O passado mítico

Entrevista hoje com o analista político argentino Carlos Pagni. Sua leitura do papel do peronismo na debacle argentina é bem interessante. A ideia é simples: Peron usou de uma vantagem competitiva da Argentina no pós guerra para inundar o país de políticas populistas, mas teve a “sorte” de ser deposto e não pegar as consequências nefastas de um modelo não sustentável. Ficou, assim, na memória do povo, o mito de “melhor presidente da história da Argentina” e, desde então, os argentinos procuram voltar àquele passado mítico.

Getúlio Vargas não teve a mesma “sorte”, e seu governo, apesar de ser reconhecido como “defensor dos trabalhadores”, não se notabilizou por uma especial bonança econômica. Nesse sentido, o nosso Peron é Lula.

Entre 2003 e 2010, Lula foi bafejado pela sorte, com a China crescendo dois dígitos todo ano e provocando a valorização dos preços das commodities. A sensação de riqueza fez o governo Lula entrar em um frenesi de populismo que cobrou o seu preço alguns anos depois. No entanto, Lula, a exemplo de Peron, teve “sorte” ao sair do poder antes da debacle, que caiu no colo da sua sucessora. Ficou, então, o mito de um passado glorioso. É este mito que dá a Lula o seu capital de votos.

Olhando para os nossos vizinhos, espero, sinceramente, que não sejamos vítimas de um peronismo tropical, que fará o país estagnar por décadas.

A cartilha de Peron

Três professores da FEA-USP cometem hoje o primeiro de três artigos sobre a ascensão e queda da Argentina.

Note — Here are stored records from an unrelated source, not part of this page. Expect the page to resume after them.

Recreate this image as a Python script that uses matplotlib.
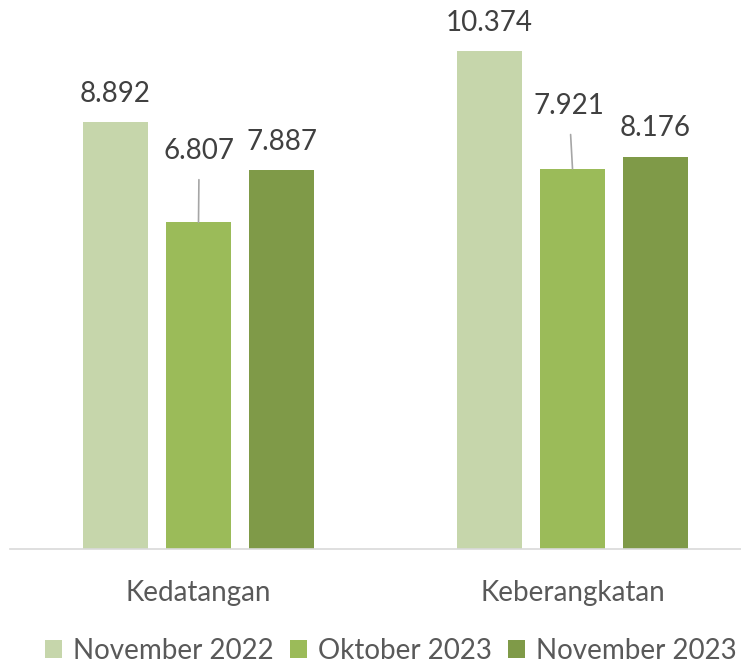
import matplotlib.pyplot as plt
import numpy as np

# --- Datos ---
kategori = ['Kedatangan', 'Keberangkatan']
periode = ['November 2022', 'Oktober 2023', 'November 2023']
nov_2022 = [8892, 10374]
okt_2023 = [6807, 7921]
nov_2023 = [7887, 8176]
warna = ['#C6D6AB', '#9BBB59', '#7F9A48']

plt.rcParams['font.family'] = ['Lato', 'DejaVu Sans']

def format_id(v):
    # pemisah ribuan gaya Indonesia
    return f'{v:,}'.replace(',', '.')

fig = plt.figure(figsize=(7.41, 6.66), dpi=100)
ax = fig.add_axes([10 / 741, 117 / 666, 731 / 741, 549 / 666])

x = np.arange(len(kategori))
lebar = 0.174
jarak = 0.222
seri = [nov_2022, okt_2023, nov_2023]

for i, (nilai, w, nama) in enumerate(zip(seri, warna, periode)):
    posisi = x + (i - 1) * jarak
    ax.bar(posisi, nilai, width=lebar, color=w, label=nama, zorder=2)
    for j, (px, v) in enumerate(zip(posisi, nilai)):
        if i == 1:
            # label tengah diangkat dengan garis penunjuk
            dx, dy = (0.5, 51) if j == 0 else (-2.5, 45)
            ax.annotate(format_id(v), xy=(px, v), xytext=(dx, dy),
                        textcoords='offset points', ha='center', va='center',
                        fontsize=20, color='#404040',
                        arrowprops=dict(arrowstyle='-', color='#A6A6A6', lw=1.2,
                                        shrinkA=9, shrinkB=0))
        else:
            ax.annotate(format_id(v), xy=(px, v), xytext=(0, 11),
                        textcoords='offset points', ha='center', va='bottom',
                        fontsize=20, color='#404040')

ax.set_xlim(-0.504, 1.4505)
ax.set_ylim(0, 11437)
ax.set_xticks(x)
ax.set_xticklabels(kategori, fontsize=20, color='#595959')
ax.tick_params(axis='x', length=0, pad=22)
ax.set_yticks([])
for s in ['top', 'right', 'left']:
    ax.spines[s].set_visible(False)
ax.spines['bottom'].set_color('#D9D9D9')
ax.spines['bottom'].set_linewidth(1.2)

fig.legend(loc='center', bbox_to_anchor=(391 / 741, 15 / 666), ncol=3, frameon=False,
           fontsize=20, labelcolor='#595959', handlelength=0.6, handleheight=0.6,
           handletextpad=0.4, columnspacing=0.6, borderaxespad=0, borderpad=0)

fig.savefig('out.png', dpi=100)
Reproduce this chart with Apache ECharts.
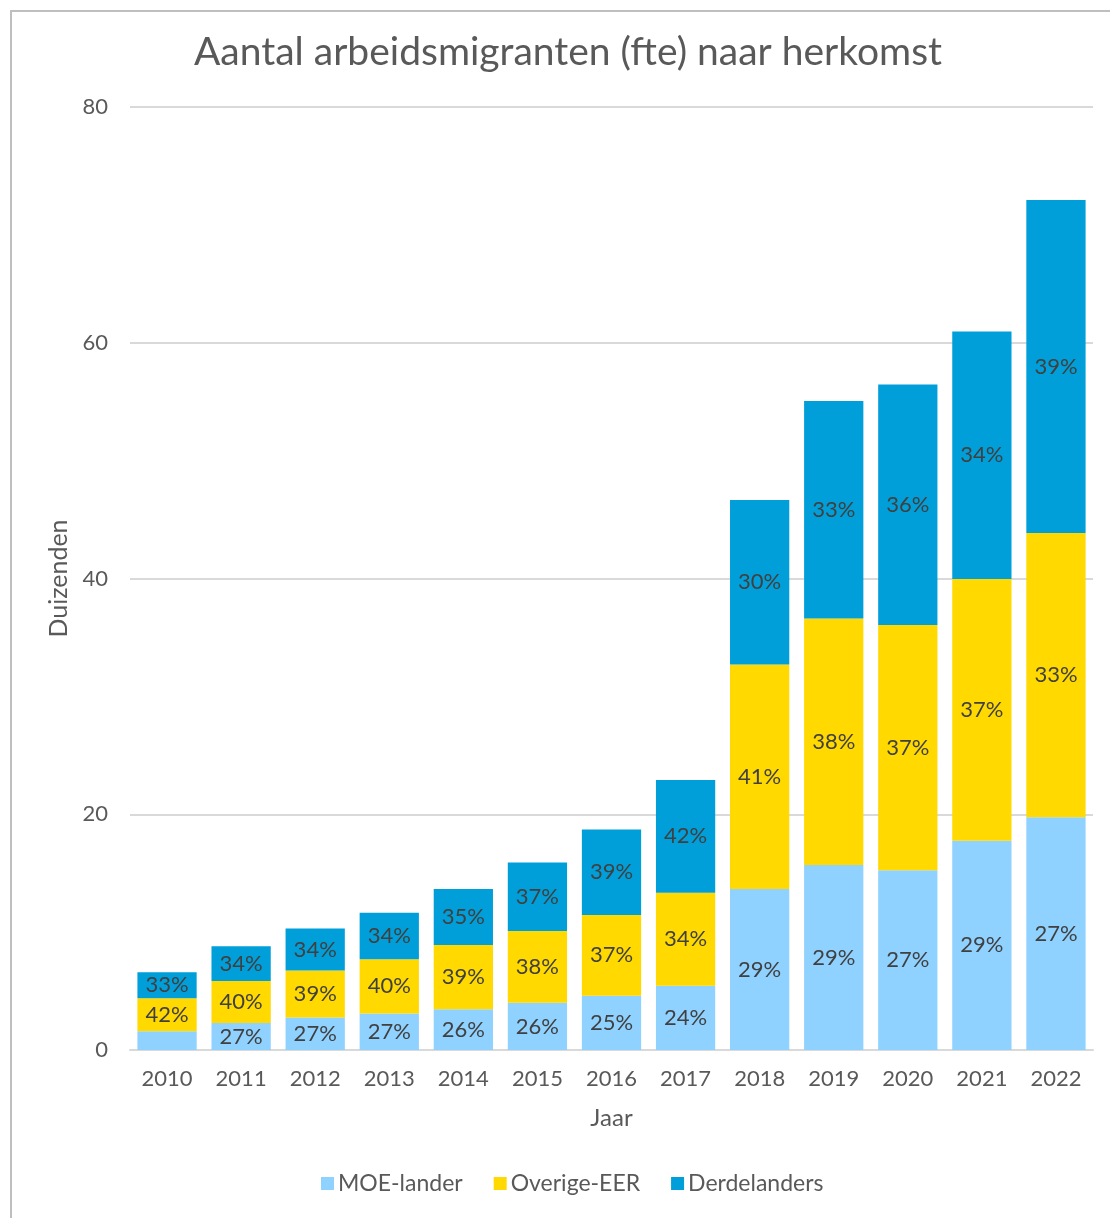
<!DOCTYPE html>
<html>
<head>
<meta charset="utf-8">
<title>Aantal arbeidsmigranten</title>
<script src="https://cdn.jsdelivr.net/npm/echarts@6/dist/echarts.min.js"></script>
<style>
  html, body { margin: 0; padding: 0; background: #fff; }
  #chart { width: 1110px; height: 1218px; }
</style>
</head>
<body>
<div id="chart"></div>
<script>
// jaren
var years = ["2010", "2011", "2012", "2013", "2014", "2015", "2016", "2017", "2018", "2019", "2020", "2021", "2022"];
var moe = [1.6, 2.3, 2.75, 3.1, 3.45, 4.0, 4.6, 5.45, 13.65, 15.7, 15.25, 17.75, 19.75];
var overigeEer = [2.8, 3.55, 4.0, 4.6, 5.45, 6.1, 6.85, 7.9, 19.05, 20.9, 20.8, 22.2, 24.1];
var derdelanders = [2.2, 2.95, 3.55, 3.95, 4.75, 5.8, 7.25, 9.55, 13.95, 18.45, 20.4, 21.0, 28.25];
// labels in de balken (aandeel)
var moePct = [null, "27%", "27%", "27%", "26%", "26%", "25%", "24%", "29%", "29%", "27%", "29%", "27%"];
var overigePct = ["42%", "40%", "39%", "40%", "39%", "38%", "37%", "34%", "41%", "38%", "37%", "37%", "33%"];
var derdePct = ["33%", "34%", "34%", "34%", "35%", "37%", "39%", "42%", "30%", "33%", "36%", "34%", "39%"];
var yTicks = [0, 20, 40, 60, 80];

var font = "Lato";
var textColor = "#595959";

function barSeries(name, data, pct, color) {
  return {
    name: name,
    type: "bar",
    stack: "totaal",
    barCategoryGap: "20%",
    data: data,
    itemStyle: { color: color },
    label: {
      show: true,
      position: "inside",
      fontFamily: font,
      fontSize: 22,
      color: "#404040",
      formatter: function (p) {
        return pct[p.dataIndex] || "";
      },
    },
  };
}

var myChart = echarts.init(document.getElementById("chart"));
var option = {
  animation: false,
  textStyle: { fontFamily: font },
  title: {
    text: "Aantal arbeidsmigranten (fte) naar herkomst",
    left: 563,
    top: 28,
    textAlign: "center",
    textStyle: { fontFamily: font, fontSize: 39, fontWeight: "normal", color: textColor },
  },
  graphic: [
    {
      type: "rect",
      shape: { x: 11, y: 11, width: 1120, height: 1230 },
      style: { fill: "none", stroke: "#BFBFBF", lineWidth: 2 },
      silent: true,
    },
  ],
  legend: {
    bottom: 18,
    left: 316,
    itemWidth: 13,
    itemHeight: 13,
    itemGap: 31,
    icon: "rect",
    textStyle: { fontFamily: font, fontSize: 23, color: textColor, padding: [0, 0, 0, -1] },
    data: ["MOE-lander", "Overige-EER", "Derdelanders"],
  },
  grid: { left: 130, right: 17, top: 107, bottom: 168 },
  xAxis: {
    type: "category",
    data: years,
    name: "Jaar",
    nameLocation: "middle",
    nameGap: 56,
    nameTextStyle: { fontFamily: font, fontSize: 24, color: textColor },
    axisLine: { lineStyle: { color: "#D9D9D9", width: 2 } },
    axisTick: { show: false },
    axisLabel: { fontFamily: font, fontSize: 22, color: textColor, margin: 18 },
  },
  yAxis: {
    type: "value",
    min: yTicks[0],
    max: yTicks[yTicks.length - 1],
    interval: 20,
    name: "Duizenden",
    nameLocation: "middle",
    nameGap: 58,
    nameTextStyle: { fontFamily: font, fontSize: 25, color: textColor },
    axisLine: { show: false },
    axisTick: { show: false },
    axisLabel: { fontFamily: font, fontSize: 22, color: textColor, margin: 22 },
    splitLine: { lineStyle: { color: "#D9D9D9", width: 2 } },
  },
  series: [
    barSeries("MOE-lander", moe, moePct, "#8FD1FF"),
    barSeries("Overige-EER", overigeEer, overigePct, "#FFD900"),
    barSeries("Derdelanders", derdelanders, derdePct, "#009FD9"),
  ],
};
myChart.setOption(option);
</script>
</body>
</html>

Para os luminares, o peronismo (1943-1955) foi uma exceção à regra da decadência. Segundo os doutores, Peron reverteu parte da distância das economias mais desenvolvidas através de uma cartilha populista e desenvolvimentista, favorecendo as camadas mais baixas da população. O incrível na “análise” é que, apesar de reconhecer todos os erros cometidos pelo peronismo, atribuem a queda posterior da economia argentina ao “pensamento ortodoxo”. O maior mal que fez Peron teria sido reforçar o pensamento ortodoxo! É mais ou menos como o sujeito que trai a mulher e depois achar que o maior erro não foi a traição em si, mas sim a sua mulher procurar outro.

Mal posso esperar pelos próximos dois artigos.